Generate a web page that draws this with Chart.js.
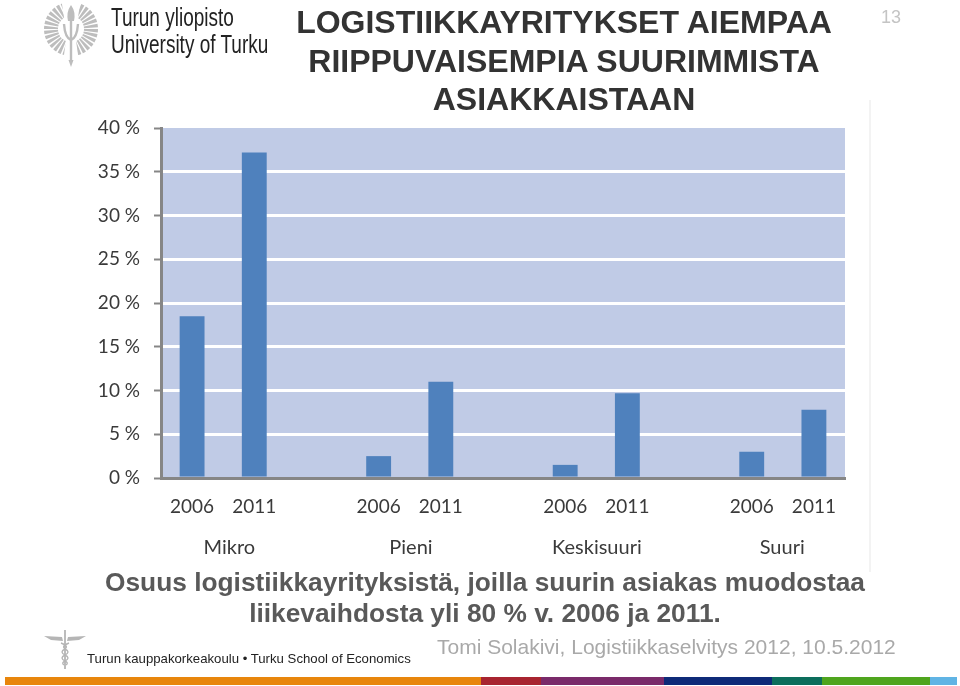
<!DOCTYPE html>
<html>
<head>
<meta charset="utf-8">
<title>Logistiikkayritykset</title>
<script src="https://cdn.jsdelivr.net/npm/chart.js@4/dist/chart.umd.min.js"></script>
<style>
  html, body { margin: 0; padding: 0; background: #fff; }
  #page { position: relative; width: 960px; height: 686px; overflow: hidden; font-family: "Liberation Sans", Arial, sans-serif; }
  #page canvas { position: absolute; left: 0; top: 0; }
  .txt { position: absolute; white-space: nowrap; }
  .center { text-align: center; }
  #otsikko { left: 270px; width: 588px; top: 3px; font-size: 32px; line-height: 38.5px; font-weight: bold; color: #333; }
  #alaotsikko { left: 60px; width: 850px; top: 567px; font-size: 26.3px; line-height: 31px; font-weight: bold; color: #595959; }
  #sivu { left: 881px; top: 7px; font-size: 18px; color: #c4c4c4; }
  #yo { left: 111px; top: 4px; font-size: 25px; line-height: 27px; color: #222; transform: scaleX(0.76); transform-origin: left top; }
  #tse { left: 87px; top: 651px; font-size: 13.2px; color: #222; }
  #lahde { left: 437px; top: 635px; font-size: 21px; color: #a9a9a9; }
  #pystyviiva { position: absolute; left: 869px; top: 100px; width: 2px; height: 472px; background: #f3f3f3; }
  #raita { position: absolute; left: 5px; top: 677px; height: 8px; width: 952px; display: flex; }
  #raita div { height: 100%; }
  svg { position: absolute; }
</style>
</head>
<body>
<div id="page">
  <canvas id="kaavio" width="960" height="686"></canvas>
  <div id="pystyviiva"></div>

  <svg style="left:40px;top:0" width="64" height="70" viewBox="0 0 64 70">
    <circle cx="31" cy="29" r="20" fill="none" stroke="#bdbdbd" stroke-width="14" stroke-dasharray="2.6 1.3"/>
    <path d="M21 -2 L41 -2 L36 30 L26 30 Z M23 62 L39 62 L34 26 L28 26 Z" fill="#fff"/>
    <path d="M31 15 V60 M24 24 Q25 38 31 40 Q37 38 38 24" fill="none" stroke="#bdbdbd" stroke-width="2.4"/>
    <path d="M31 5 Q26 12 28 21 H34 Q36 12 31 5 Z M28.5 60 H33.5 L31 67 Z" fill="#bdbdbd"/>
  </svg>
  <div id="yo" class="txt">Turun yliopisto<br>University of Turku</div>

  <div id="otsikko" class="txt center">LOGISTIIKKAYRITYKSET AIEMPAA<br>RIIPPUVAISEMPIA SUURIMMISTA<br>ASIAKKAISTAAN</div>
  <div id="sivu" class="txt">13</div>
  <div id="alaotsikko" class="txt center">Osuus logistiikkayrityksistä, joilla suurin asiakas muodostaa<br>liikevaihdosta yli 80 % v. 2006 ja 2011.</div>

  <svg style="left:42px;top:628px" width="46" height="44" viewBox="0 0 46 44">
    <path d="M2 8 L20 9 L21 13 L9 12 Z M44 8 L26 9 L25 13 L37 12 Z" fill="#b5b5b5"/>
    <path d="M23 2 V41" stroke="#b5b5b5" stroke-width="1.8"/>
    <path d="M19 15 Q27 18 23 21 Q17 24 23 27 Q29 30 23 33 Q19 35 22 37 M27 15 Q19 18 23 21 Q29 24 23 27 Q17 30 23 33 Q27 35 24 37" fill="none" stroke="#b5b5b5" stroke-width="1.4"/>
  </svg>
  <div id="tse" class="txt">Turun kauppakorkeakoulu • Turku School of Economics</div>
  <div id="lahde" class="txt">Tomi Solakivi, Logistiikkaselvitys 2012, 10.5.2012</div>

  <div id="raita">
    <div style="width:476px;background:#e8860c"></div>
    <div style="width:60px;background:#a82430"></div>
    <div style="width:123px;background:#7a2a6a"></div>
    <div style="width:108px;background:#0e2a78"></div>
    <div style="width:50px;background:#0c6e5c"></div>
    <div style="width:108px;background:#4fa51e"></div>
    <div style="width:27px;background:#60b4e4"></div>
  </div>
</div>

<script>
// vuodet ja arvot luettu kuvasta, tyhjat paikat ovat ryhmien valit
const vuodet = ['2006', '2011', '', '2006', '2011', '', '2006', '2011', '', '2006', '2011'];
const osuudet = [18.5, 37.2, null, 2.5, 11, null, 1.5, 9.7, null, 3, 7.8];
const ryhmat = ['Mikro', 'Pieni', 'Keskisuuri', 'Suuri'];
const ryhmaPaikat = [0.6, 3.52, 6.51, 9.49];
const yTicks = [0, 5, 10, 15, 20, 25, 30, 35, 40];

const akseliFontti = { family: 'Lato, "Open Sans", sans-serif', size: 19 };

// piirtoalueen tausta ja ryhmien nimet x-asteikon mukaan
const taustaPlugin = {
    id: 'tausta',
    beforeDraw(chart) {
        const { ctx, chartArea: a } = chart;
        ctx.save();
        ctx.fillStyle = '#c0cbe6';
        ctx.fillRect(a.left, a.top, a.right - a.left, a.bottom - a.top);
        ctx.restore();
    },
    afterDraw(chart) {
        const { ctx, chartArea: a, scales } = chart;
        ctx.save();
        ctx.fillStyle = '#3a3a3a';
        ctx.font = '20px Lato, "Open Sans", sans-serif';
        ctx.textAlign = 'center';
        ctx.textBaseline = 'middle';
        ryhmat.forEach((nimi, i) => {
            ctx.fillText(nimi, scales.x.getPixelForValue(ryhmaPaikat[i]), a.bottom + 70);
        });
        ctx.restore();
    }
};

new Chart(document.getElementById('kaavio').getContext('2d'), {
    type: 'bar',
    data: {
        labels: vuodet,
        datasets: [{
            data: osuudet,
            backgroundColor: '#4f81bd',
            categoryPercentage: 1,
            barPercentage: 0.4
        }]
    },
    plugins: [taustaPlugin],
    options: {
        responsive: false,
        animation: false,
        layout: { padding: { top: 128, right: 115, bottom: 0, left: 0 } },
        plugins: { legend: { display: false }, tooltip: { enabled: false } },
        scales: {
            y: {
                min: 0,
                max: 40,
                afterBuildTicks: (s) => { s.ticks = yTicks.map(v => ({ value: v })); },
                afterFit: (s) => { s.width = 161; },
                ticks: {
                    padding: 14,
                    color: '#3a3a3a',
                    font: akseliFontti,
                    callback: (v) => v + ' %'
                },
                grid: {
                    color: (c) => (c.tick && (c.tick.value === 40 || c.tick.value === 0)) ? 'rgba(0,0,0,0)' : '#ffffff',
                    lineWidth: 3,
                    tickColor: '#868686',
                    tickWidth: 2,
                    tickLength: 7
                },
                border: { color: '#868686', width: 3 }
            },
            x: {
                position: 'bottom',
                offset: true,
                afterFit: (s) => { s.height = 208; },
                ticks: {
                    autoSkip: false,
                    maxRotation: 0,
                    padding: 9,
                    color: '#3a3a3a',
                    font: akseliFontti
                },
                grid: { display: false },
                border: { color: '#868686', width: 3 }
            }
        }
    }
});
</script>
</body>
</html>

### TASK PROMPT
Give all the lines above again, character for character, without pictures.

### EXERCISE SOLUTION
Generate a web page that draws this with Chart.js.
<!DOCTYPE html>
<html>
<head>
<meta charset="utf-8">
<title>Logistiikkayritykset</title>
<script src="https://cdn.jsdelivr.net/npm/chart.js@4/dist/chart.umd.min.js"></script>
<style>
  html, body { margin: 0; padding: 0; background: #fff; }
  #page { position: relative; width: 960px; height: 686px; overflow: hidden; font-family: "Liberation Sans", Arial, sans-serif; }
  #page canvas { position: absolute; left: 0; top: 0; }
  .txt { position: absolute; white-space: nowrap; }
  .center { text-align: center; }
  #otsikko { left: 270px; width: 588px; top: 3px; font-size: 32px; line-height: 38.5px; font-weight: bold; color: #333; }
  #alaotsikko { left: 60px; width: 850px; top: 567px; font-size: 26.3px; line-height: 31px; font-weight: bold; color: #595959; }
  #sivu { left: 881px; top: 7px; font-size: 18px; color: #c4c4c4; }
  #yo { left: 111px; top: 4px; font-size: 25px; line-height: 27px; color: #222; transform: scaleX(0.76); transform-origin: left top; }
  #tse { left: 87px; top: 651px; font-size: 13.2px; color: #222; }
  #lahde { left: 437px; top: 635px; font-size: 21px; color: #a9a9a9; }
  #pystyviiva { position: absolute; left: 869px; top: 100px; width: 2px; height: 472px; background: #f3f3f3; }
  #raita { position: absolute; left: 5px; top: 677px; height: 8px; width: 952px; display: flex; }
  #raita div { height: 100%; }
  svg { position: absolute; }
</style>
</head>
<body>
<div id="page">
  <canvas id="kaavio" width="960" height="686"></canvas>
  <div id="pystyviiva"></div>

  <svg style="left:40px;top:0" width="64" height="70" viewBox="0 0 64 70">
    <circle cx="31" cy="29" r="20" fill="none" stroke="#bdbdbd" stroke-width="14" stroke-dasharray="2.6 1.3"/>
    <path d="M21 -2 L41 -2 L36 30 L26 30 Z M23 62 L39 62 L34 26 L28 26 Z" fill="#fff"/>
    <path d="M31 15 V60 M24 24 Q25 38 31 40 Q37 38 38 24" fill="none" stroke="#bdbdbd" stroke-width="2.4"/>
    <path d="M31 5 Q26 12 28 21 H34 Q36 12 31 5 Z M28.5 60 H33.5 L31 67 Z" fill="#bdbdbd"/>
  </svg>
  <div id="yo" class="txt">Turun yliopisto<br>University of Turku</div>

  <div id="otsikko" class="txt center">LOGISTIIKKAYRITYKSET AIEMPAA<br>RIIPPUVAISEMPIA SUURIMMISTA<br>ASIAKKAISTAAN</div>
  <div id="sivu" class="txt">13</div>
  <div id="alaotsikko" class="txt center">Osuus logistiikkayrityksistä, joilla suurin asiakas muodostaa<br>liikevaihdosta yli 80 % v. 2006 ja 2011.</div>

  <svg style="left:42px;top:628px" width="46" height="44" viewBox="0 0 46 44">
    <path d="M2 8 L20 9 L21 13 L9 12 Z M44 8 L26 9 L25 13 L37 12 Z" fill="#b5b5b5"/>
    <path d="M23 2 V41" stroke="#b5b5b5" stroke-width="1.8"/>
    <path d="M19 15 Q27 18 23 21 Q17 24 23 27 Q29 30 23 33 Q19 35 22 37 M27 15 Q19 18 23 21 Q29 24 23 27 Q17 30 23 33 Q27 35 24 37" fill="none" stroke="#b5b5b5" stroke-width="1.4"/>
  </svg>
  <div id="tse" class="txt">Turun kauppakorkeakoulu • Turku School of Economics</div>
  <div id="lahde" class="txt">Tomi Solakivi, Logistiikkaselvitys 2012, 10.5.2012</div>

  <div id="raita">
    <div style="width:476px;background:#e8860c"></div>
    <div style="width:60px;background:#a82430"></div>
    <div style="width:123px;background:#7a2a6a"></div>
    <div style="width:108px;background:#0e2a78"></div>
    <div style="width:50px;background:#0c6e5c"></div>
    <div style="width:108px;background:#4fa51e"></div>
    <div style="width:27px;background:#60b4e4"></div>
  </div>
</div>

<script>
// vuodet ja arvot luettu kuvasta, tyhjat paikat ovat ryhmien valit
const vuodet = ['2006', '2011', '', '2006', '2011', '', '2006', '2011', '', '2006', '2011'];
const osuudet = [18.5, 37.2, null, 2.5, 11, null, 1.5, 9.7, null, 3, 7.8];
const ryhmat = ['Mikro', 'Pieni', 'Keskisuuri', 'Suuri'];
const ryhmaPaikat = [0.6, 3.52, 6.51, 9.49];
const yTicks = [0, 5, 10, 15, 20, 25, 30, 35, 40];

const akseliFontti = { family: 'Lato, "Open Sans", sans-serif', size: 19 };

// piirtoalueen tausta ja ryhmien nimet x-asteikon mukaan
const taustaPlugin = {
    id: 'tausta',
    beforeDraw(chart) {
        const { ctx, chartArea: a } = chart;
        ctx.save();
        ctx.fillStyle = '#c0cbe6';
        ctx.fillRect(a.left, a.top, a.right - a.left, a.bottom - a.top);
        ctx.restore();
    },
    afterDraw(chart) {
        const { ctx, chartArea: a, scales } = chart;
        ctx.save();
        ctx.fillStyle = '#3a3a3a';
        ctx.font = '20px Lato, "Open Sans", sans-serif';
        ctx.textAlign = 'center';
        ctx.textBaseline = 'middle';
        ryhmat.forEach((nimi, i) => {
            ctx.fillText(nimi, scales.x.getPixelForValue(ryhmaPaikat[i]), a.bottom + 70);
        });
        ctx.restore();
    }
};

new Chart(document.getElementById('kaavio').getContext('2d'), {
    type: 'bar',
    data: {
        labels: vuodet,
        datasets: [{
            data: osuudet,
            backgroundColor: '#4f81bd',
            categoryPercentage: 1,
            barPercentage: 0.4
        }]
    },
    plugins: [taustaPlugin],
    options: {
        responsive: false,
        animation: false,
        layout: { padding: { top: 128, right: 115, bottom: 0, left: 0 } },
        plugins: { legend: { display: false }, tooltip: { enabled: false } },
        scales: {
            y: {
                min: 0,
                max: 40,
                afterBuildTicks: (s) => { s.ticks = yTicks.map(v => ({ value: v })); },
                afterFit: (s) => { s.width = 161; },
                ticks: {
                    padding: 14,
                    color: '#3a3a3a',
                    font: akseliFontti,
                    callback: (v) => v + ' %'
                },
                grid: {
                    color: (c) => (c.tick && (c.tick.value === 40 || c.tick.value === 0)) ? 'rgba(0,0,0,0)' : '#ffffff',
                    lineWidth: 3,
                    tickColor: '#868686',
                    tickWidth: 2,
                    tickLength: 7
                },
                border: { color: '#868686', width: 3 }
            },
            x: {
                position: 'bottom',
                offset: true,
                afterFit: (s) => { s.height = 208; },
                ticks: {
                    autoSkip: false,
                    maxRotation: 0,
                    padding: 9,
                    color: '#3a3a3a',
                    font: akseliFontti
                },
                grid: { display: false },
                border: { color: '#868686', width: 3 }
            }
        }
    }
});
</script>
</body>
</html>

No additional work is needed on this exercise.